§ Data shown:

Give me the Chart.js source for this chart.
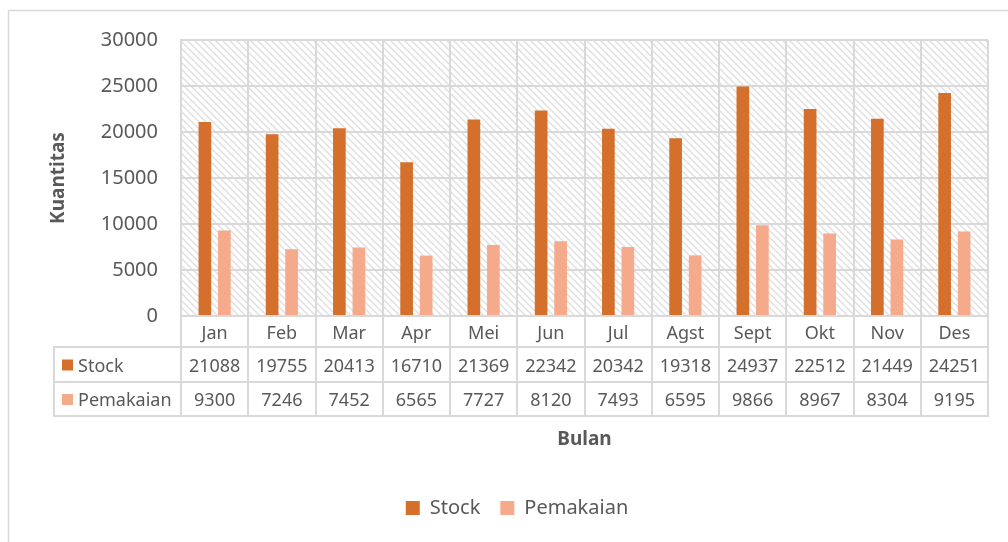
<!DOCTYPE html>
<html>
<head>
<meta charset="utf-8">
<title>Stock dan Pemakaian</title>
<script src="https://cdn.jsdelivr.net/npm/chart.js@4.4.0/dist/chart.umd.min.js"></script>
<style>
  html, body { margin: 0; padding: 0; background: #fff; }
  #wrap { position: relative; width: 1008px; height: 542px; }
</style>
</head>
<body>
<div id="wrap"><canvas id="chart" width="1008" height="542"></canvas></div>
<script>
// data
var months = ["Jan", "Feb", "Mar", "Apr", "Mei", "Jun", "Jul", "Agst", "Sept", "Okt", "Nov", "Des"];
var stock = [21088, 19755, 20413, 16710, 21369, 22342, 20342, 19318, 24937, 22512, 21449, 24251];
var pemakaian = [9300, 7246, 7452, 6565, 7727, 8120, 7493, 6595, 9866, 8967, 8304, 9195];
var yMin = 0, yMax = 30000, yStep = 5000;

var textColor = '#595959';
var lineColor = '#d9d9d9';
var stockColor = '#d4702b';
var pemColor = '#f4aa8b';
var fontFamily = '"Noto Sans", "Open Sans", sans-serif';

// light diagonal hatch for the plot area
function makeHatch() {
    var c = document.createElement('canvas');
    c.width = 7; c.height = 7;
    var g = c.getContext('2d');
    g.fillStyle = '#ffffff';
    g.fillRect(0, 0, 7, 7);
    g.strokeStyle = '#e0e0e0';
    g.lineWidth = 1.5;
    g.beginPath();
    g.moveTo(-1, -1); g.lineTo(8, 8);
    g.moveTo(-8, -1); g.lineTo(1, 8);
    g.moveTo(6, -1); g.lineTo(15, 8);
    g.stroke();
    return c;
}
var hatchCanvas = makeHatch();

var backgroundPlugin = {
    id: 'background',
    beforeDraw: function (chart) {
        var ctx = chart.ctx, a = chart.chartArea;
        ctx.save();
        ctx.fillStyle = '#fff';
        ctx.fillRect(0, 0, chart.width, chart.height);
        // outer chart border
        ctx.strokeStyle = lineColor;
        ctx.lineWidth = 1.5;
        ctx.strokeRect(8.5, 10.5, chart.width + 20, chart.height + 20);
        ctx.fillStyle = ctx.createPattern(hatchCanvas, 'repeat');
        ctx.fillRect(a.left, a.top, a.right - a.left, a.bottom - a.top);
        ctx.restore();
    }
};

// data table under the plot
var tablePlugin = {
    id: 'dataTable',
    afterDraw: function (chart) {
        var ctx = chart.ctx, a = chart.chartArea, xs = chart.scales.x;
        var step = (a.right - a.left) / months.length;
        var r1 = a.bottom + 31, r2 = r1 + 35, r3 = r2 + 34;
        var tableLeft = 54;
        ctx.save();
        ctx.strokeStyle = lineColor;
        ctx.lineWidth = 2;
        ctx.beginPath();
        for (var i = 0; i <= months.length; i++) {
            var px = Math.round(a.left + i * step);
            ctx.moveTo(px, a.bottom);
            ctx.lineTo(px, r3);
        }
        ctx.moveTo(tableLeft, r1);
        ctx.lineTo(tableLeft, r3);
        [r1, r2, r3].forEach(function (y) {
            ctx.moveTo(tableLeft - 1, y);
            ctx.lineTo(a.right + 1, y);
        });
        ctx.stroke();

        var rows = [
            { label: 'Stock', data: stock, color: stockColor, top: r1, bottom: r2 },
            { label: 'Pemakaian', data: pemakaian, color: pemColor, top: r2, bottom: r3 }
        ];
        ctx.font = '18px ' + fontFamily;
        ctx.textBaseline = 'middle';
        rows.forEach(function (row) {
            var cy = (row.top + row.bottom) / 2;
            ctx.fillStyle = row.color;
            ctx.fillRect(62, cy - 5, 11, 11);
            ctx.fillStyle = textColor;
            ctx.textAlign = 'left';
            ctx.fillText(row.label, 78, cy + 2);
            ctx.textAlign = 'center';
            row.data.forEach(function (v, i) {
                ctx.fillText(String(v), xs.getPixelForValue(i), cy + 2);
            });
        });
        ctx.restore();
    }
};

new Chart(document.getElementById('chart'), {
    type: 'bar',
    data: {
        labels: months,
        datasets: [{
            label: 'Stock',
            data: stock,
            backgroundColor: stockColor,
            borderWidth: 0,
            categoryPercentage: 0.58,
            barPercentage: 0.65
        }, {
            label: 'Pemakaian',
            data: pemakaian,
            backgroundColor: pemColor,
            borderWidth: 0,
            categoryPercentage: 0.58,
            barPercentage: 0.65
        }]
    },
    options: {
        responsive: false,
        animation: false,
        devicePixelRatio: 1,
        layout: { padding: { left: 46, top: 40, right: 20, bottom: 14 } },
        plugins: {
            tooltip: { enabled: false },
            legend: {
                position: 'bottom',
                labels: {
                    color: textColor,
                    font: { family: fontFamily, size: 20 },
                    boxWidth: 14,
                    boxHeight: 14,
                    padding: 20
                }
            }
        },
        scales: {
            x: {
                grid: { color: lineColor, lineWidth: 2, offset: true, drawTicks: false },
                border: { color: lineColor, width: 2 },
                ticks: { color: textColor, font: { family: fontFamily, size: 18 }, padding: 7 },
                title: {
                    display: true,
                    text: 'Bulan',
                    color: textColor,
                    font: { family: fontFamily, size: 19, weight: 'bold' },
                    padding: { top: 0, bottom: 27 }
                },
                afterFit: function (scale) { scale.height = 162; }
            },
            y: {
                min: yMin,
                max: yMax,
                grid: { color: lineColor, lineWidth: 2, drawTicks: false },
                border: { color: lineColor, width: 2 },
                ticks: {
                    stepSize: yStep,
                    color: textColor,
                    font: { family: fontFamily, size: 20 },
                    padding: 23,
                    callback: function (v) { return String(v); }
                },
                title: {
                    display: true,
                    text: 'Kuantitas',
                    color: textColor,
                    font: { family: fontFamily, size: 19, weight: 'bold' },
                    padding: { top: 1, bottom: 0 }
                },
                afterFit: function (scale) { scale.width = 135; }
            }
        }
    },
    plugins: [backgroundPlugin, tablePlugin]
});
</script>
</body>
</html>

§ Exercise objective: Restate the entire listing word for word, excluding pictures.

§ Exercise output:
Give me the Chart.js source for this chart.
<!DOCTYPE html>
<html>
<head>
<meta charset="utf-8">
<title>Stock dan Pemakaian</title>
<script src="https://cdn.jsdelivr.net/npm/chart.js@4.4.0/dist/chart.umd.min.js"></script>
<style>
  html, body { margin: 0; padding: 0; background: #fff; }
  #wrap { position: relative; width: 1008px; height: 542px; }
</style>
</head>
<body>
<div id="wrap"><canvas id="chart" width="1008" height="542"></canvas></div>
<script>
// data
var months = ["Jan", "Feb", "Mar", "Apr", "Mei", "Jun", "Jul", "Agst", "Sept", "Okt", "Nov", "Des"];
var stock = [21088, 19755, 20413, 16710, 21369, 22342, 20342, 19318, 24937, 22512, 21449, 24251];
var pemakaian = [9300, 7246, 7452, 6565, 7727, 8120, 7493, 6595, 9866, 8967, 8304, 9195];
var yMin = 0, yMax = 30000, yStep = 5000;

var textColor = '#595959';
var lineColor = '#d9d9d9';
var stockColor = '#d4702b';
var pemColor = '#f4aa8b';
var fontFamily = '"Noto Sans", "Open Sans", sans-serif';

// light diagonal hatch for the plot area
function makeHatch() {
    var c = document.createElement('canvas');
    c.width = 7; c.height = 7;
    var g = c.getContext('2d');
    g.fillStyle = '#ffffff';
    g.fillRect(0, 0, 7, 7);
    g.strokeStyle = '#e0e0e0';
    g.lineWidth = 1.5;
    g.beginPath();
    g.moveTo(-1, -1); g.lineTo(8, 8);
    g.moveTo(-8, -1); g.lineTo(1, 8);
    g.moveTo(6, -1); g.lineTo(15, 8);
    g.stroke();
    return c;
}
var hatchCanvas = makeHatch();

var backgroundPlugin = {
    id: 'background',
    beforeDraw: function (chart) {
        var ctx = chart.ctx, a = chart.chartArea;
        ctx.save();
        ctx.fillStyle = '#fff';
        ctx.fillRect(0, 0, chart.width, chart.height);
        // outer chart border
        ctx.strokeStyle = lineColor;
        ctx.lineWidth = 1.5;
        ctx.strokeRect(8.5, 10.5, chart.width + 20, chart.height + 20);
        ctx.fillStyle = ctx.createPattern(hatchCanvas, 'repeat');
        ctx.fillRect(a.left, a.top, a.right - a.left, a.bottom - a.top);
        ctx.restore();
    }
};

// data table under the plot
var tablePlugin = {
    id: 'dataTable',
    afterDraw: function (chart) {
        var ctx = chart.ctx, a = chart.chartArea, xs = chart.scales.x;
        var step = (a.right - a.left) / months.length;
        var r1 = a.bottom + 31, r2 = r1 + 35, r3 = r2 + 34;
        var tableLeft = 54;
        ctx.save();
        ctx.strokeStyle = lineColor;
        ctx.lineWidth = 2;
        ctx.beginPath();
        for (var i = 0; i <= months.length; i++) {
            var px = Math.round(a.left + i * step);
            ctx.moveTo(px, a.bottom);
            ctx.lineTo(px, r3);
        }
        ctx.moveTo(tableLeft, r1);
        ctx.lineTo(tableLeft, r3);
        [r1, r2, r3].forEach(function (y) {
            ctx.moveTo(tableLeft - 1, y);
            ctx.lineTo(a.right + 1, y);
        });
        ctx.stroke();

        var rows = [
            { label: 'Stock', data: stock, color: stockColor, top: r1, bottom: r2 },
            { label: 'Pemakaian', data: pemakaian, color: pemColor, top: r2, bottom: r3 }
        ];
        ctx.font = '18px ' + fontFamily;
        ctx.textBaseline = 'middle';
        rows.forEach(function (row) {
            var cy = (row.top + row.bottom) / 2;
            ctx.fillStyle = row.color;
            ctx.fillRect(62, cy - 5, 11, 11);
            ctx.fillStyle = textColor;
            ctx.textAlign = 'left';
            ctx.fillText(row.label, 78, cy + 2);
            ctx.textAlign = 'center';
            row.data.forEach(function (v, i) {
                ctx.fillText(String(v), xs.getPixelForValue(i), cy + 2);
            });
        });
        ctx.restore();
    }
};

new Chart(document.getElementById('chart'), {
    type: 'bar',
    data: {
        labels: months,
        datasets: [{
            label: 'Stock',
            data: stock,
            backgroundColor: stockColor,
            borderWidth: 0,
            categoryPercentage: 0.58,
            barPercentage: 0.65
        }, {
            label: 'Pemakaian',
            data: pemakaian,
            backgroundColor: pemColor,
            borderWidth: 0,
            categoryPercentage: 0.58,
            barPercentage: 0.65
        }]
    },
    options: {
        responsive: false,
        animation: false,
        devicePixelRatio: 1,
        layout: { padding: { left: 46, top: 40, right: 20, bottom: 14 } },
        plugins: {
            tooltip: { enabled: false },
            legend: {
                position: 'bottom',
                labels: {
                    color: textColor,
                    font: { family: fontFamily, size: 20 },
                    boxWidth: 14,
                    boxHeight: 14,
                    padding: 20
                }
            }
        },
        scales: {
            x: {
                grid: { color: lineColor, lineWidth: 2, offset: true, drawTicks: false },
                border: { color: lineColor, width: 2 },
                ticks: { color: textColor, font: { family: fontFamily, size: 18 }, padding: 7 },
                title: {
                    display: true,
                    text: 'Bulan',
                    color: textColor,
                    font: { family: fontFamily, size: 19, weight: 'bold' },
                    padding: { top: 0, bottom: 27 }
                },
                afterFit: function (scale) { scale.height = 162; }
            },
            y: {
                min: yMin,
                max: yMax,
                grid: { color: lineColor, lineWidth: 2, drawTicks: false },
                border: { color: lineColor, width: 2 },
                ticks: {
                    stepSize: yStep,
                    color: textColor,
                    font: { family: fontFamily, size: 20 },
                    padding: 23,
                    callback: function (v) { return String(v); }
                },
                title: {
                    display: true,
                    text: 'Kuantitas',
                    color: textColor,
                    font: { family: fontFamily, size: 19, weight: 'bold' },
                    padding: { top: 1, bottom: 0 }
                },
                afterFit: function (scale) { scale.width = 135; }
            }
        }
    },
    plugins: [backgroundPlugin, tablePlugin]
});
</script>
</body>
</html>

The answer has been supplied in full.